_Source excerpt_
━━━━━━

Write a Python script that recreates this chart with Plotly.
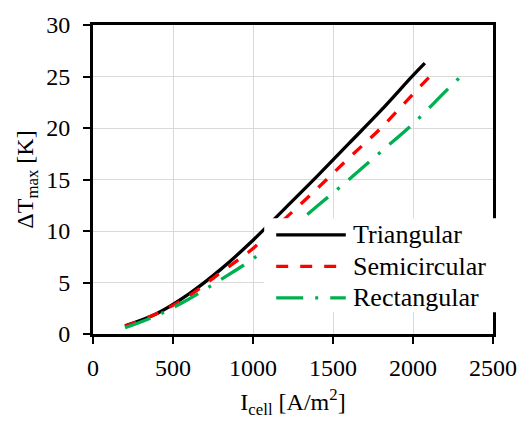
import plotly.graph_objects as go

# Maximum temperature rise vs. cell current density for three channel shapes
tri_i = [200, 400, 600, 800, 1000, 1200, 1400, 1600, 1800, 2000, 2074]
tri_dt = [0.8, 2.0, 3.9, 6.3, 9.1, 12.2, 15.3, 18.5, 21.7, 25.1, 26.3]

semi_i = [200, 400, 600, 800, 1000, 1200, 1400, 1600, 1800, 2000, 2105]
semi_dt = [0.75, 2.0, 3.7, 6.0, 8.3, 11.2, 14.1, 17.1, 20.0, 23.3, 25.0]

rect_i = [200, 400, 600, 800, 1000, 1200, 1400, 1600, 1800, 2000, 2200, 2298]
rect_dt = [0.6, 1.8, 3.4, 5.3, 7.3, 9.8, 12.4, 15.0, 17.7, 20.4, 23.5, 25.0]

x_ticks = [0, 500, 1000, 1500, 2000, 2500]
y_ticks = [0, 5, 10, 15, 20, 25, 30]

FONT = "Liberation Serif, Times New Roman, serif"

series = [
    ("Triangular", tri_i, tri_dt, dict(color="black", width=3.3)),
    ("Semicircular", semi_i, semi_dt, dict(color="#ff0000", width=3.3, dash="12px,12px")),
    ("Rectangular", rect_i, rect_dt, dict(color="#00b050", width=3.3, dash="27px,12px,3px,12px")),
]

fig = go.Figure()
for name, xs, ys, style in series:
    fig.add_trace(go.Scatter(x=xs, y=ys, mode="lines", name=name,
                             line=dict(shape="spline", **style),
                             showlegend=False))

axis_common = dict(
    showline=True, linecolor="black", linewidth=3, mirror=True,
    ticks="outside", ticklen=7, tickwidth=1.5, tickcolor="black",
    showgrid=True, gridcolor="#d9d9d9", gridwidth=1,
    zeroline=False, tickfont=dict(family=FONT, size=24, color="black"),
    title_font=dict(family=FONT, size=24, color="black"),
)

fig.update_xaxes(range=[0, 2500], tickvals=x_ticks,
                 title_text="I<sub>cell</sub> [A/m<sup>2</sup>]",
                 title_standoff=14, ticklabelstandoff=3, **axis_common)
fig.update_yaxes(range=[0, 30], tickvals=y_ticks,
                 title_text="\u0394T<sub>max</sub> [K]",
                 title_standoff=6, ticklabelstandoff=8, **axis_common)

fig.add_annotation(text="(a)", xref="paper", yref="paper", x=0.43, y=1.075,
                   xanchor="center", yanchor="bottom", showarrow=False,
                   font=dict(family=FONT, size=24, color="black"))

# Key box in the lower right, drawn over the curves and the frame
fig.add_shape(type="rect", xref="paper", yref="paper",
              x0=0.428, x1=1.015, y0=0.070, y1=0.375,
              fillcolor="white", line=dict(width=0), layer="above")
row_y = [0.321, 0.219, 0.117]
for (name, _, _, style), yy in zip(series, row_y):
    fig.add_shape(type="line", xref="paper", yref="paper",
                  x0=0.458, x1=0.632, y0=yy, y1=yy,
                  line=style, layer="above")
    fig.add_annotation(text=name, xref="paper", yref="paper",
                       x=0.645, y=yy, xanchor="left", yanchor="middle",
                       showarrow=False,
                       font=dict(family=FONT, size=26, color="black"))

fig.update_layout(
    width=529, height=425,
    margin=dict(l=93, r=34, t=19, b=91),
    paper_bgcolor="white", plot_bgcolor="white",
)

fig.write_html("out.html")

━━━━━━

_Set exercise_
Transcribe the listing in full. Omit the pictures and keep every line exact.

_Response to this task_
Write a Python script that recreates this chart with Plotly.
import plotly.graph_objects as go

# Maximum temperature rise vs. cell current density for three channel shapes
tri_i = [200, 400, 600, 800, 1000, 1200, 1400, 1600, 1800, 2000, 2074]
tri_dt = [0.8, 2.0, 3.9, 6.3, 9.1, 12.2, 15.3, 18.5, 21.7, 25.1, 26.3]

semi_i = [200, 400, 600, 800, 1000, 1200, 1400, 1600, 1800, 2000, 2105]
semi_dt = [0.75, 2.0, 3.7, 6.0, 8.3, 11.2, 14.1, 17.1, 20.0, 23.3, 25.0]

rect_i = [200, 400, 600, 800, 1000, 1200, 1400, 1600, 1800, 2000, 2200, 2298]
rect_dt = [0.6, 1.8, 3.4, 5.3, 7.3, 9.8, 12.4, 15.0, 17.7, 20.4, 23.5, 25.0]

x_ticks = [0, 500, 1000, 1500, 2000, 2500]
y_ticks = [0, 5, 10, 15, 20, 25, 30]

FONT = "Liberation Serif, Times New Roman, serif"

series = [
    ("Triangular", tri_i, tri_dt, dict(color="black", width=3.3)),
    ("Semicircular", semi_i, semi_dt, dict(color="#ff0000", width=3.3, dash="12px,12px")),
    ("Rectangular", rect_i, rect_dt, dict(color="#00b050", width=3.3, dash="27px,12px,3px,12px")),
]

fig = go.Figure()
for name, xs, ys, style in series:
    fig.add_trace(go.Scatter(x=xs, y=ys, mode="lines", name=name,
                             line=dict(shape="spline", **style),
                             showlegend=False))

axis_common = dict(
    showline=True, linecolor="black", linewidth=3, mirror=True,
    ticks="outside", ticklen=7, tickwidth=1.5, tickcolor="black",
    showgrid=True, gridcolor="#d9d9d9", gridwidth=1,
    zeroline=False, tickfont=dict(family=FONT, size=24, color="black"),
    title_font=dict(family=FONT, size=24, color="black"),
)

fig.update_xaxes(range=[0, 2500], tickvals=x_ticks,
                 title_text="I<sub>cell</sub> [A/m<sup>2</sup>]",
                 title_standoff=14, ticklabelstandoff=3, **axis_common)
fig.update_yaxes(range=[0, 30], tickvals=y_ticks,
                 title_text="\u0394T<sub>max</sub> [K]",
                 title_standoff=6, ticklabelstandoff=8, **axis_common)

fig.add_annotation(text="(a)", xref="paper", yref="paper", x=0.43, y=1.075,
                   xanchor="center", yanchor="bottom", showarrow=False,
                   font=dict(family=FONT, size=24, color="black"))

# Key box in the lower right, drawn over the curves and the frame
fig.add_shape(type="rect", xref="paper", yref="paper",
              x0=0.428, x1=1.015, y0=0.070, y1=0.375,
              fillcolor="white", line=dict(width=0), layer="above")
row_y = [0.321, 0.219, 0.117]
for (name, _, _, style), yy in zip(series, row_y):
    fig.add_shape(type="line", xref="paper", yref="paper",
                  x0=0.458, x1=0.632, y0=yy, y1=yy,
                  line=style, layer="above")
    fig.add_annotation(text=name, xref="paper", yref="paper",
                       x=0.645, y=yy, xanchor="left", yanchor="middle",
                       showarrow=False,
                       font=dict(family=FONT, size=26, color="black"))

fig.update_layout(
    width=529, height=425,
    margin=dict(l=93, r=34, t=19, b=91),
    paper_bgcolor="white", plot_bgcolor="white",
)

fig.write_html("out.html")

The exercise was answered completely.